The forming section is where paper making truly begins: a dilute suspension of fibres and water — the furnish — is delivered at high velocity onto a moving wire or between two converging wires in a twin-wire former. The wire rolls, breast roll, and table rolls that guide and drain the web must all be driven at precisely matched speeds, because any velocity differential causes streak defects or wire wear that disrupts production quality. Gear type couplings connecting the forming section gearboxes to the roll shafts must accommodate the continuous angular misalignment arising from roll crown, thermal expansion of the machine frame, and the dynamic deflection of rolls under web tension forces. Mills operating along the Mersey and in the Manchester corridor typically run their forming sections at speeds between 1,200 and 2,000 m/min, and the drive couplings must be dynamically balanced to G2.5 or better to avoid introducing vibration into the sensitive web formation process. The sealed design also protects the tooth mesh from the water droplets and mist that are characteristic of the wet end environment, preventing the lubricant washout that causes accelerated tooth wear on unsealed designs.
The press section mechanically removes water from the web by passing it through nips formed between heavy rolls bearing against each other under hydraulic loading. Nip forces in a modern press section can reach 1,200 kN/m of roll face, generating enormous torques in the roll shafts. The press rolls are typically driven through individual sectional drives, each connected to a press roll shaft by a gear type coupling that must transmit several hundred kilonewton-metres of torque while enduring continuous spray water, steam, and the chemical cocktail used to condition the rolls. In the UK’s packaging and corrugated board segment — which has manufacturing hubs in Birmingham and the East Midlands — press sections of fluting and testliner machines run at heavier basis weights and higher nip loads than fine paper machines, placing even greater demands on coupling torque capacity and seal integrity. The gear type coupling’s ability to transmit high torque through a compact outside diameter is invaluable here, because the spatial envelope between the press roll and the motor gearbox is tightly constrained by the cross-machine layout of the suction boxes, felts, and press roll loading systems. Web break events in the press section also generate severe torque spikes — the gear coupling’s all-steel construction absorbs these transient overloads without the deformation or failure modes that afflict elastomeric coupling types.

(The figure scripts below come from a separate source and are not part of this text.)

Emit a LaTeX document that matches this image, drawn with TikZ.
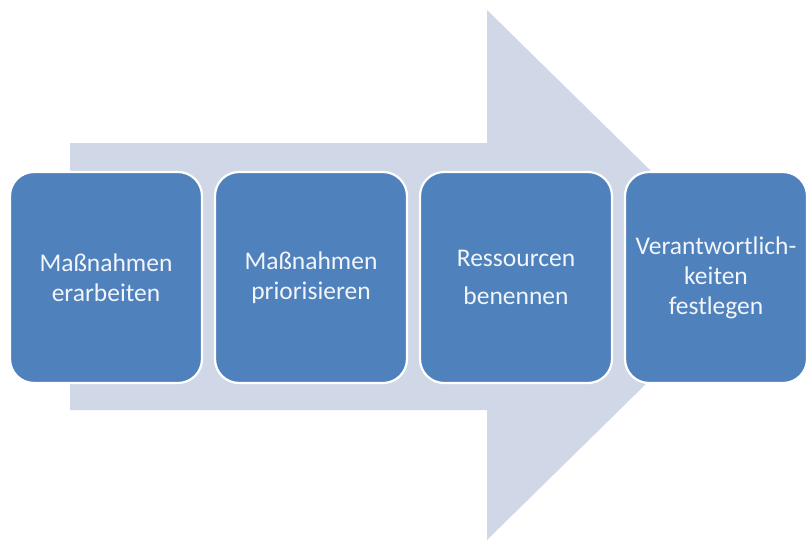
\documentclass[tikz,border=0pt]{standalone}
\usepackage{fontspec}
\setmainfont{Carlito}
\definecolor{arrowfill}{HTML}{D0D8E8}
\definecolor{boxfill}{HTML}{4F81BD}
\definecolor{boxtext}{HTML}{F2F5FA}
\begin{document}
\begin{tikzpicture}[x=1pt,y=-1pt,
  stepbox/.style={draw=white, line width=2.2pt, fill=boxfill, rounded corners=24pt,
    minimum width=192pt, minimum height=211pt, inner sep=0pt, align=center,
    text=boxtext, font=\fontsize{25.5}{30}\selectfont}]
\useasboundingbox (0,0) rectangle (808,541);
\fill[white] (0,0) rectangle (808,541);
% big arrow
\fill[arrowfill] (70,143) -- (487,143) -- (487,10) -- (757,275) -- (487,540) -- (487,410) -- (70,410) -- cycle;
% boxes
\node[stepbox] (b1) at (106,277.5) {Maßnahmen\\erarbeiten};
\node[stepbox] (b2) at (311,277.5) {Maßnahmen\\priorisieren};
\node[stepbox] (b3) at (516,277.5) {Ressourcen\\[8pt]benennen};
\node[stepbox, minimum width=182pt] (b4) at (716,277.5) {Verantwortlich-\\keiten\\festlegen};
\end{tikzpicture}
\end{document}
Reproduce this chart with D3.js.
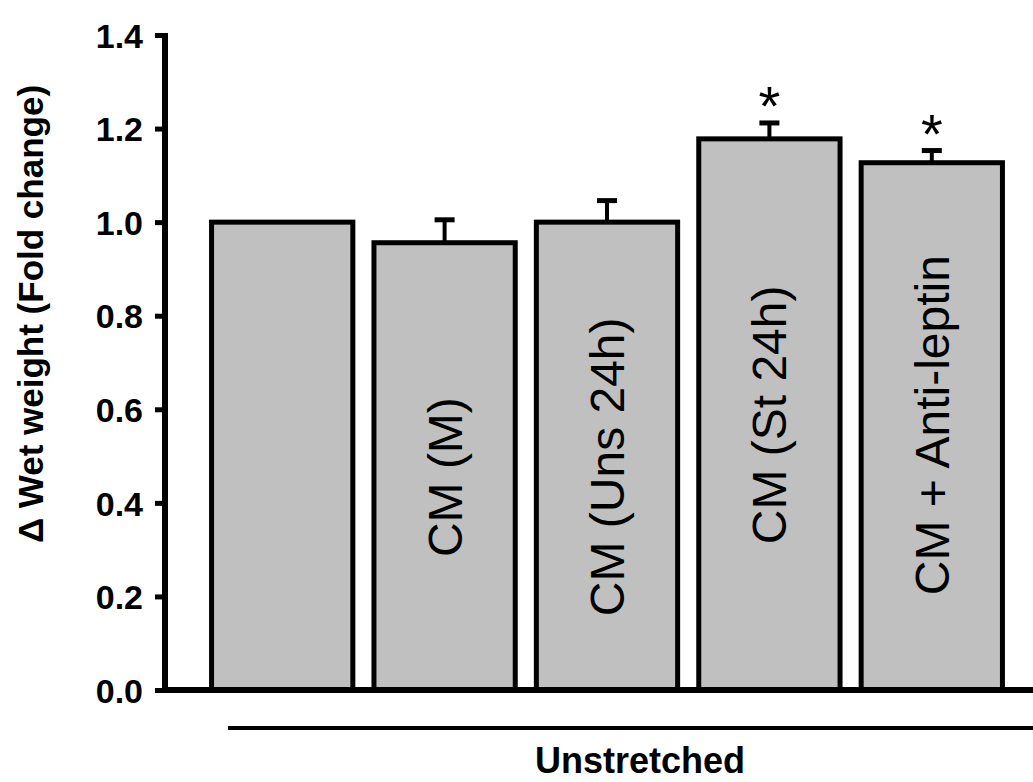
<!DOCTYPE html>
<html>
<head>
<meta charset="utf-8">
<script src="https://cdn.jsdelivr.net/npm/d3@7"></script>
<style>
  body { margin: 0; background: #fff; }
  svg { display: block; font-family: Arial, "Liberation Sans", sans-serif; }
</style>
</head>
<body>
<div id="chart"></div>
<script>
// data
var groups = ["Control", "CM (M)", "CM (Uns 24h)", "CM (St 24h)", "CM + Anti-leptin"];
var barLabels = ["", "CM (M)", "CM (Uns 24h)", "CM (St 24h)", "CM + Anti-leptin"];
var means = [1.00, 0.956, 1.00, 1.178, 1.127];
var sems = [0, 0.049, 0.046, 0.034, 0.026];
var signif = [false, false, false, true, true];
var yTicks = [0, 0.2, 0.4, 0.6, 0.8, 1.0, 1.2, 1.4];
var yTitle = "\u0394 Wet weight (Fold change)";
var groupTitle = "Unstretched";

var width = 1033, height = 782;

var svg = d3.select("#chart")
  .append("svg")
    .attr("width", width)
    .attr("height", height);

// scales
var x = d3.scaleBand()
  .domain(groups)
  .range([201, 1013])
  .paddingInner(0.13)
  .paddingOuter(0.065);

var y = d3.scaleLinear()
  .domain([0, 1.4])
  .range([690, 35]);

// label centres along the bar (value units), set by eye
var labelMid = [0, 0.455, 0.477, 0.588, 0.566];

// bars
svg.append("g")
  .selectAll("rect")
  .data(groups)
  .enter()
  .append("rect")
    .attr("x", function (d) { return x(d); })
    .attr("y", function (d, i) { return y(means[i]); })
    .attr("width", x.bandwidth())
    .attr("height", function (d, i) { return y(0) - y(means[i]); })
    .style("fill", "#c0c0c0")
    .style("stroke", "#000")
    .style("stroke-width", 5);

// error bars (upper only)
var err = svg.append("g");
groups.forEach(function (g, i) {
  if (sems[i] <= 0) return;
  var cx = x(g) + x.bandwidth() / 2;
  err.append("line")
    .attr("x1", cx).attr("x2", cx)
    .attr("y1", y(means[i])).attr("y2", y(means[i] + sems[i]))
    .style("stroke", "#000").style("stroke-width", 4);
  err.append("line")
    .attr("x1", cx - 10).attr("x2", cx + 10)
    .attr("y1", y(means[i] + sems[i])).attr("y2", y(means[i] + sems[i]))
    .style("stroke", "#000").style("stroke-width", 5);
  if (signif[i]) {
    err.append("text")
      .attr("x", cx)
      .attr("y", y(means[i] + sems[i]) + 2)
      .attr("text-anchor", "middle")
      .style("font-size", "56px")
      .text("*");
  }
});

// labels inside bars
svg.append("g")
  .selectAll("text")
  .data(groups)
  .enter()
  .append("text")
    .attr("transform", function (d, i) {
      return "translate(" + (x(d) + x.bandwidth() / 2 + 17) + "," + y(labelMid[i]) + ") rotate(-90)";
    })
    .attr("text-anchor", "middle")
    .style("font-size", "48px")
    .text(function (d, i) { return barLabels[i]; });

// Y axis
var yAxis = svg.append("g")
  .attr("transform", "translate(165,0)")
  .call(d3.axisLeft(y).tickValues(yTicks).tickFormat(d3.format(".1f")).tickSize(10).tickPadding(12));
yAxis.select(".domain").remove();
yAxis.selectAll(".tick line").style("stroke", "#000").style("stroke-width", 5);
yAxis.selectAll(".tick text")
  .style("font-size", "34px")
  .style("font-weight", "bold")
  .attr("dy", "0.36em")
  .style("fill", "#000");

svg.append("line")
  .attr("x1", 165).attr("x2", 165)
  .attr("y1", y(1.4) - 2).attr("y2", y(0) + 3)
  .style("stroke", "#000").style("stroke-width", 6);

// x baseline
svg.append("line")
  .attr("x1", 162).attr("x2", width)
  .attr("y1", y(0)).attr("y2", y(0))
  .style("stroke", "#000").style("stroke-width", 6);

// y title
svg.append("text")
  .attr("transform", "translate(43," + 314 + ") rotate(-90)")
  .attr("text-anchor", "middle")
  .style("font-size", "35px")
  .style("font-weight", "bold")
  .text(yTitle);

// group bracket
svg.append("line")
  .attr("x1", 228).attr("x2", width)
  .attr("y1", 728).attr("y2", 728)
  .style("stroke", "#000").style("stroke-width", 4);

svg.append("text")
  .attr("x", 640)
  .attr("y", 773)
  .attr("text-anchor", "middle")
  .style("font-size", "36px")
  .style("font-weight", "bold")
  .text(groupTitle);
</script>
</body>
</html>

The dryer section of a large paper machine consists of a series of steam-heated cast iron cylinders — typically 60 to 200 cylinders arranged in top and bottom rows — over which the web passes to evaporate the remaining moisture. Each group of dryers is driven as an independent section with a carefully calibrated draw (speed differential) relative to the preceding section, to keep the web under controlled tension and prevent breaks. The gear type couplings connecting dryer gear drives to cylinder shafts operate in an environment saturated with steam at temperatures up to 140°C, requiring heat-resistant grease formulations and seals rated for continuous high-temperature service. The long dryer section also means that the machine frame undergoes significant thermal expansion longitudinally, causing the alignment of individual cylinder drives to shift during warm-up and cool-down cycles. Gear type couplings accommodate this thermal movement gracefully through their axial float capacity, preventing the development of thrust forces on cylinder bearings that would otherwise require oversized bearing housings or frequent bearing replacement. For Scotland’s integrated pulp and paper operations — Caledonian Paper in Irvine, for instance, or the Highland mills serving the kraft paper market — dryer section reliability is the dominant factor in overall machine availability, and the gear coupling’s proven record in this application makes it the default engineering choice.
At the dry end of the paper machine, the calender stack imparts surface smoothness and thickness uniformity to the web before it is wound onto a reel. Calender rolls are driven individually or in pairs through sectional drives, and the speed matching between successive rolls must be extremely precise to avoid paper stretching, calender blackening, or marking defects. The gear type couplings in calender drives are typically high-precision, dynamically balanced units with ground tooth profiles and low-friction seals that minimise any cyclic velocity irregularity (commonly measured as torque ripple) that might introduce micro-speed variations in the roll surface velocity. At the reel, the growing paper roll must be accelerated from rest to machine speed and controlled throughout its build-up — a task that places large, cyclically varying torques on the reel drum drive shaft. The gear coupling connecting the reel gearbox to the reel drum must handle both the acceleration torque and the running torque smoothly, while accommodating the gradual axial shift of the reel drum as the roll builds up diameter. UK tissue producers in Aylesford, Kent, and packaging producers in the Midlands consistently report that upgrading from disc pack couplings to gear couplings in their reel section drives extends reel drum bearing life by 30–50%, a saving that justifies the modest cost premium of the gear coupling in a single planned maintenance cycle.